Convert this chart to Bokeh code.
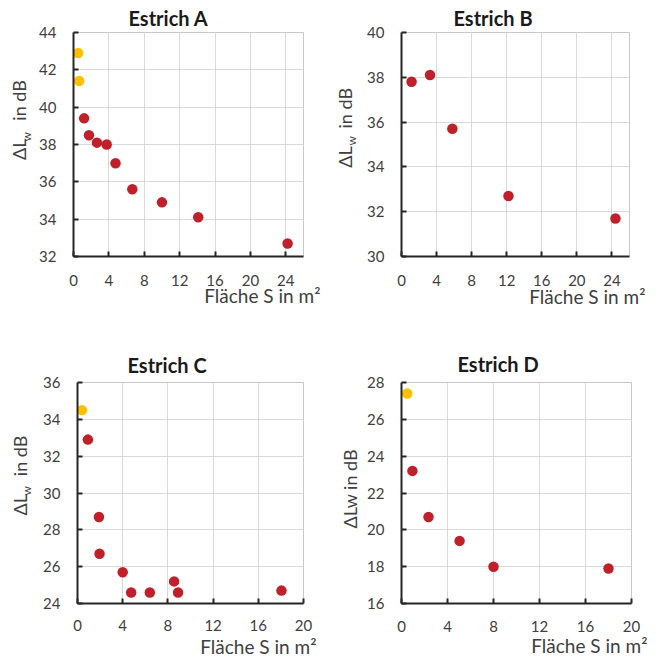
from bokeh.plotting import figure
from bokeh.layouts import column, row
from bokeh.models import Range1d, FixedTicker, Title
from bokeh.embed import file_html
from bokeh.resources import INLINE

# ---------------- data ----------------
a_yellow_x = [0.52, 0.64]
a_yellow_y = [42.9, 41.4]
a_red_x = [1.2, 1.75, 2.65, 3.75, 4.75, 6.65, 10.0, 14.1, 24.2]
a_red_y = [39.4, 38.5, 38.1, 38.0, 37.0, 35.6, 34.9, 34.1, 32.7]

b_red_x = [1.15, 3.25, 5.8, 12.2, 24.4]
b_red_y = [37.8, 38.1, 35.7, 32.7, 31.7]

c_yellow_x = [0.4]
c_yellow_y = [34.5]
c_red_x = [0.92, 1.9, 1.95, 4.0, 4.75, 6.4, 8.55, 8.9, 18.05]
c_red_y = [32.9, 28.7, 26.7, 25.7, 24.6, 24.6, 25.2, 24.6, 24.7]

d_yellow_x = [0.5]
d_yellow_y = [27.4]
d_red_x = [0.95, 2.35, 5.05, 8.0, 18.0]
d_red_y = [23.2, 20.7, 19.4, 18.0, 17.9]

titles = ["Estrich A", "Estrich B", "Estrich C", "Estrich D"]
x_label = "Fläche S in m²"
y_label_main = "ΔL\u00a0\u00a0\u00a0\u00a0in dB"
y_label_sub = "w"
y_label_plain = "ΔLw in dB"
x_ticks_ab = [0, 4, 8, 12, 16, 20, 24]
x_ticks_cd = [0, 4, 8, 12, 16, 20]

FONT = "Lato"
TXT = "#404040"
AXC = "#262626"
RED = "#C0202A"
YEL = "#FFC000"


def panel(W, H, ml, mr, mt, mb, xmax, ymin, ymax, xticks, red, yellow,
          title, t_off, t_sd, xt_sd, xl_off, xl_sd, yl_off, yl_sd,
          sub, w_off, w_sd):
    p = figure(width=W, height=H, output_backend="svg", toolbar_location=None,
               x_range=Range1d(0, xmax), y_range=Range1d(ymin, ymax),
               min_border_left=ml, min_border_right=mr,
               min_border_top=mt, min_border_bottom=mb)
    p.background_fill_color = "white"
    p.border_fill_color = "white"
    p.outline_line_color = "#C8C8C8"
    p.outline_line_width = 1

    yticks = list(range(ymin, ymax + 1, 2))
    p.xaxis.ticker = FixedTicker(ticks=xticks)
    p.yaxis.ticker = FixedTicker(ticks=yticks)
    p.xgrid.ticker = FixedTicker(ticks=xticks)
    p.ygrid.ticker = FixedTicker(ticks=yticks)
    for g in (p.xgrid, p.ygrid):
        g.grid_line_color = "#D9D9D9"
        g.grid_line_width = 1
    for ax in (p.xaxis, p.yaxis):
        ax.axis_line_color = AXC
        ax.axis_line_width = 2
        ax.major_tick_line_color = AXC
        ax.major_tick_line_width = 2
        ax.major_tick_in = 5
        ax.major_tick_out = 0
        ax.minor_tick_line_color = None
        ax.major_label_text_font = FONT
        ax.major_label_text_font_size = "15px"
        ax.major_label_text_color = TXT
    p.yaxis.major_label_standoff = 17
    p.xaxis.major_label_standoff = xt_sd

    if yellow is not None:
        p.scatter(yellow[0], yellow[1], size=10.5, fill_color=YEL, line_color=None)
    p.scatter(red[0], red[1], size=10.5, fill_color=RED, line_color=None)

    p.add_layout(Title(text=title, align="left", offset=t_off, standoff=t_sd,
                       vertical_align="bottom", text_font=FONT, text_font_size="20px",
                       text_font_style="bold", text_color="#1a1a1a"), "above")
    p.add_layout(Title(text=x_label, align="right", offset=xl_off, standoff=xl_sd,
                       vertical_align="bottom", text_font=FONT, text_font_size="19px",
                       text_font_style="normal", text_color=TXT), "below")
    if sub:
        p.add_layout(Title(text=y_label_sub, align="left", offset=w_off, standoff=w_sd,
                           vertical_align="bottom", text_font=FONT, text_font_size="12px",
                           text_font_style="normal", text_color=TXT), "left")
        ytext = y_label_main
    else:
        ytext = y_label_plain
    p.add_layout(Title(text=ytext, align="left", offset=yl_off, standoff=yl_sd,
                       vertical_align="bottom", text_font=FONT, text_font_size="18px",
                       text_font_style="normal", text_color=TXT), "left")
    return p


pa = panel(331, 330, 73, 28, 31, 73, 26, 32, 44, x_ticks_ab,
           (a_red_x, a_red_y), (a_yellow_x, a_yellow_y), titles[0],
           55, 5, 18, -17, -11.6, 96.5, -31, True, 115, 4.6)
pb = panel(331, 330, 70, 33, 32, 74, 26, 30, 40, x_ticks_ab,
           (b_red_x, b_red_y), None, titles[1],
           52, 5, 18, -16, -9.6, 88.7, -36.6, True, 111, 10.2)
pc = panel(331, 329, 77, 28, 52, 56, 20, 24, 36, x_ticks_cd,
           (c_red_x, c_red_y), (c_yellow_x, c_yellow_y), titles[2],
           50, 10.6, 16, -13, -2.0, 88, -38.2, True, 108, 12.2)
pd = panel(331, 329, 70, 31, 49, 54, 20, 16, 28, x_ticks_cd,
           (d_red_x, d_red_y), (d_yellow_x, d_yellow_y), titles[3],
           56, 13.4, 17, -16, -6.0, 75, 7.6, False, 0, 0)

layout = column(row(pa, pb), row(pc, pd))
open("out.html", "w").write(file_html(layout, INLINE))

▸ What this task involves
Please reproduce the listing exactly from its opening line through the line that contains "c_red_y = [32.9, 28.7, 26.7, 25.7, 24.6, 24.6, 25.2, 24.6, 24.7]", both included, with all pictures omitted.

▸ Task response
Convert this chart to Bokeh code.
from bokeh.plotting import figure
from bokeh.layouts import column, row
from bokeh.models import Range1d, FixedTicker, Title
from bokeh.embed import file_html
from bokeh.resources import INLINE

# ---------------- data ----------------
a_yellow_x = [0.52, 0.64]
a_yellow_y = [42.9, 41.4]
a_red_x = [1.2, 1.75, 2.65, 3.75, 4.75, 6.65, 10.0, 14.1, 24.2]
a_red_y = [39.4, 38.5, 38.1, 38.0, 37.0, 35.6, 34.9, 34.1, 32.7]

b_red_x = [1.15, 3.25, 5.8, 12.2, 24.4]
b_red_y = [37.8, 38.1, 35.7, 32.7, 31.7]

c_yellow_x = [0.4]
c_yellow_y = [34.5]
c_red_x = [0.92, 1.9, 1.95, 4.0, 4.75, 6.4, 8.55, 8.9, 18.05]
c_red_y = [32.9, 28.7, 26.7, 25.7, 24.6, 24.6, 25.2, 24.6, 24.7]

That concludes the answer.